» INFORMATION SUPPLIED:
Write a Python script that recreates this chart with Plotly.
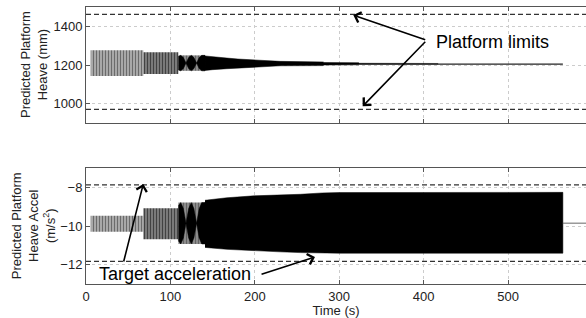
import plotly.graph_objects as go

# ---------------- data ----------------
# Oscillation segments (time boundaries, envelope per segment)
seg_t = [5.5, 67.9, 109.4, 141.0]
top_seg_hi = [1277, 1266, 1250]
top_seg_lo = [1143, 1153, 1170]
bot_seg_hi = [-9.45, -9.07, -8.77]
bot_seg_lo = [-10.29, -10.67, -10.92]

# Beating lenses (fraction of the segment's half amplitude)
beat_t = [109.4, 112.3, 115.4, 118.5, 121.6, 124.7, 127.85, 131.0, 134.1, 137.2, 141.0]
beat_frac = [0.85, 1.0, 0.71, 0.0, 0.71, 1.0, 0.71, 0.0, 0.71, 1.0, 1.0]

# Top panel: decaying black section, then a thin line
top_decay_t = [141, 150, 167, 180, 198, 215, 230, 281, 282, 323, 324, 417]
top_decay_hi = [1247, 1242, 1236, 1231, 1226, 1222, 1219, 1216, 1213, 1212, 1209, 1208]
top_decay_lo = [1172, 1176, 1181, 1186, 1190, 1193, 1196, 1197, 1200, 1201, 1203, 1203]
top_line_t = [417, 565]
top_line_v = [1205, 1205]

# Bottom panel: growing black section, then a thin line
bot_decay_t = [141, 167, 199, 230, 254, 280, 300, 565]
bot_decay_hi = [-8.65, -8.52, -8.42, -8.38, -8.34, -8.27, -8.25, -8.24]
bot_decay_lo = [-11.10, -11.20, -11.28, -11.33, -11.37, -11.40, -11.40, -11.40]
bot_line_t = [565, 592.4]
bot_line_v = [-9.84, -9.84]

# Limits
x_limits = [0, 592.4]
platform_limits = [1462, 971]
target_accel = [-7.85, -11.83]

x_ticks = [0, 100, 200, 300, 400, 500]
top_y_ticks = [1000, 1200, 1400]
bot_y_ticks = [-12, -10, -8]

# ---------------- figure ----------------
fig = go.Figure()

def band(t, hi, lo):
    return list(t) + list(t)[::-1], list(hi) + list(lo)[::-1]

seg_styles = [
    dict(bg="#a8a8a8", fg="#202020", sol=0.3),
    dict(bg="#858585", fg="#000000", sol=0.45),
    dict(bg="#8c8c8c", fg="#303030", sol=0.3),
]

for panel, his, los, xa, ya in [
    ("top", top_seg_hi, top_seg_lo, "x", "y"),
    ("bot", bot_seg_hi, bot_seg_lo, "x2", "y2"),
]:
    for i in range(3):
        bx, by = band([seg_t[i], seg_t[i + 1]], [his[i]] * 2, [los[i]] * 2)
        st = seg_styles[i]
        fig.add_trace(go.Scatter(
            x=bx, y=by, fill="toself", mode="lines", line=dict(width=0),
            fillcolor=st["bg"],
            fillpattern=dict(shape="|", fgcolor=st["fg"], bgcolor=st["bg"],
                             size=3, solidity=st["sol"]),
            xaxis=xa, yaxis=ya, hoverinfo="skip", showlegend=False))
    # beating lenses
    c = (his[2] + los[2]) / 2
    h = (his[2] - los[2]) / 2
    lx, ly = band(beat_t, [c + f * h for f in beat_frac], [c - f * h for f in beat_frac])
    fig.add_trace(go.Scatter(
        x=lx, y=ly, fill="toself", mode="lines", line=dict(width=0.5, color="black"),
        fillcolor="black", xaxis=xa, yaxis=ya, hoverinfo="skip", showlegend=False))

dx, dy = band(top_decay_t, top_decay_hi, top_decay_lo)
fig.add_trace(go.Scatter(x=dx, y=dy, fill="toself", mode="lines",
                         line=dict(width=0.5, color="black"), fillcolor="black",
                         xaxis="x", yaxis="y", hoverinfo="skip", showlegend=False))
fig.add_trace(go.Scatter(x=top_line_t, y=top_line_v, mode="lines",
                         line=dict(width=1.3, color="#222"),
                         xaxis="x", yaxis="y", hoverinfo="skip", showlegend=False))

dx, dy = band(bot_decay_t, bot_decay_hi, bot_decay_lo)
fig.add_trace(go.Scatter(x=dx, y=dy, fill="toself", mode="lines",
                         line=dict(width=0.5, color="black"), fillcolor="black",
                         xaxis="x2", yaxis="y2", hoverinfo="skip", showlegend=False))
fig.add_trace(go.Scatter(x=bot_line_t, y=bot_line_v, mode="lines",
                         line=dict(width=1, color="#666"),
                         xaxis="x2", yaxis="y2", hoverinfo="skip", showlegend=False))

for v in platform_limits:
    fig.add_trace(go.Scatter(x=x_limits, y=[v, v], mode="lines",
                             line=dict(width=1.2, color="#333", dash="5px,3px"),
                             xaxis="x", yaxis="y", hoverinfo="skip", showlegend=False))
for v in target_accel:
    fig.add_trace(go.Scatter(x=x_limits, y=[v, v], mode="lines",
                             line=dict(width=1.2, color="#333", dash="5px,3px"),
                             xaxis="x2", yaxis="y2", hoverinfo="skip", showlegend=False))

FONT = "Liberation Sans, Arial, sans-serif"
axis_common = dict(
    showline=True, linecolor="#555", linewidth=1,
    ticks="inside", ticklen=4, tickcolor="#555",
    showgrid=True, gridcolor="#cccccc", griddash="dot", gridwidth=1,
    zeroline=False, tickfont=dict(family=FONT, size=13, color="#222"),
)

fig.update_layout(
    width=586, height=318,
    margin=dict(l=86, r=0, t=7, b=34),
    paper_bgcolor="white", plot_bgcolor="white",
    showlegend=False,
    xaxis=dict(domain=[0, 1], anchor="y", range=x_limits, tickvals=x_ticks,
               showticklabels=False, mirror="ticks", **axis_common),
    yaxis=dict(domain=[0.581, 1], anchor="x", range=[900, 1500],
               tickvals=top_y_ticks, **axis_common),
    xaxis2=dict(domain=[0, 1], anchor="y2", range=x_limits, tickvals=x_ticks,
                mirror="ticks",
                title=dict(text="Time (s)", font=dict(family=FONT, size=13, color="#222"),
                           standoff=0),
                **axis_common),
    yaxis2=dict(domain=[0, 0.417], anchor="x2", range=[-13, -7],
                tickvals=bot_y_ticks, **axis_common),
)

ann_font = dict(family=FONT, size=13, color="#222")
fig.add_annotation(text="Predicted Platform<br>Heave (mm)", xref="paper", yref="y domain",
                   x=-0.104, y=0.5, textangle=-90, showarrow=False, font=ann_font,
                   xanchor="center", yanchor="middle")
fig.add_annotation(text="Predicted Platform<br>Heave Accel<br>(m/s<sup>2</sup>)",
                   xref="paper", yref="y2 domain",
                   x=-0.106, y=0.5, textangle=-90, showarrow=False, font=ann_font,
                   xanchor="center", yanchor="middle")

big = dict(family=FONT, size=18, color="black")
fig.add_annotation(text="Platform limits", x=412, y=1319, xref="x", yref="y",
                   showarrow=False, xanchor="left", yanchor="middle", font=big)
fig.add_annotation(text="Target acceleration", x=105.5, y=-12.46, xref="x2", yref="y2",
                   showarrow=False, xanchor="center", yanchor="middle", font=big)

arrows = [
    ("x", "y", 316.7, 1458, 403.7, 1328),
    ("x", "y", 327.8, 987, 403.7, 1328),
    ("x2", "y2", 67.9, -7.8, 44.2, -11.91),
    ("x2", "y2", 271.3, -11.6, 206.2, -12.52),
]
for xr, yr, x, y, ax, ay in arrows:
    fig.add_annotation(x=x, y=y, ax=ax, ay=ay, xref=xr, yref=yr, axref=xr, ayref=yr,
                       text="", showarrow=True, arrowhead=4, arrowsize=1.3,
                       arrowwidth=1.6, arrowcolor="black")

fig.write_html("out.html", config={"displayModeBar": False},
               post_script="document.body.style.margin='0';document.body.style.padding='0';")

» CHALLENGE:
Repeat only the lines from the beginning of the material through the line containing "bot_line_v = [-9.84, -9.84]", both ends kept, leaving pictures out.

» REPLY TO THE EXERCISE:
Write a Python script that recreates this chart with Plotly.
import plotly.graph_objects as go

# ---------------- data ----------------
# Oscillation segments (time boundaries, envelope per segment)
seg_t = [5.5, 67.9, 109.4, 141.0]
top_seg_hi = [1277, 1266, 1250]
top_seg_lo = [1143, 1153, 1170]
bot_seg_hi = [-9.45, -9.07, -8.77]
bot_seg_lo = [-10.29, -10.67, -10.92]

# Beating lenses (fraction of the segment's half amplitude)
beat_t = [109.4, 112.3, 115.4, 118.5, 121.6, 124.7, 127.85, 131.0, 134.1, 137.2, 141.0]
beat_frac = [0.85, 1.0, 0.71, 0.0, 0.71, 1.0, 0.71, 0.0, 0.71, 1.0, 1.0]

# Top panel: decaying black section, then a thin line
top_decay_t = [141, 150, 167, 180, 198, 215, 230, 281, 282, 323, 324, 417]
top_decay_hi = [1247, 1242, 1236, 1231, 1226, 1222, 1219, 1216, 1213, 1212, 1209, 1208]
top_decay_lo = [1172, 1176, 1181, 1186, 1190, 1193, 1196, 1197, 1200, 1201, 1203, 1203]
top_line_t = [417, 565]
top_line_v = [1205, 1205]

# Bottom panel: growing black section, then a thin line
bot_decay_t = [141, 167, 199, 230, 254, 280, 300, 565]
bot_decay_hi = [-8.65, -8.52, -8.42, -8.38, -8.34, -8.27, -8.25, -8.24]
bot_decay_lo = [-11.10, -11.20, -11.28, -11.33, -11.37, -11.40, -11.40, -11.40]
bot_line_t = [565, 592.4]
bot_line_v = [-9.84, -9.84]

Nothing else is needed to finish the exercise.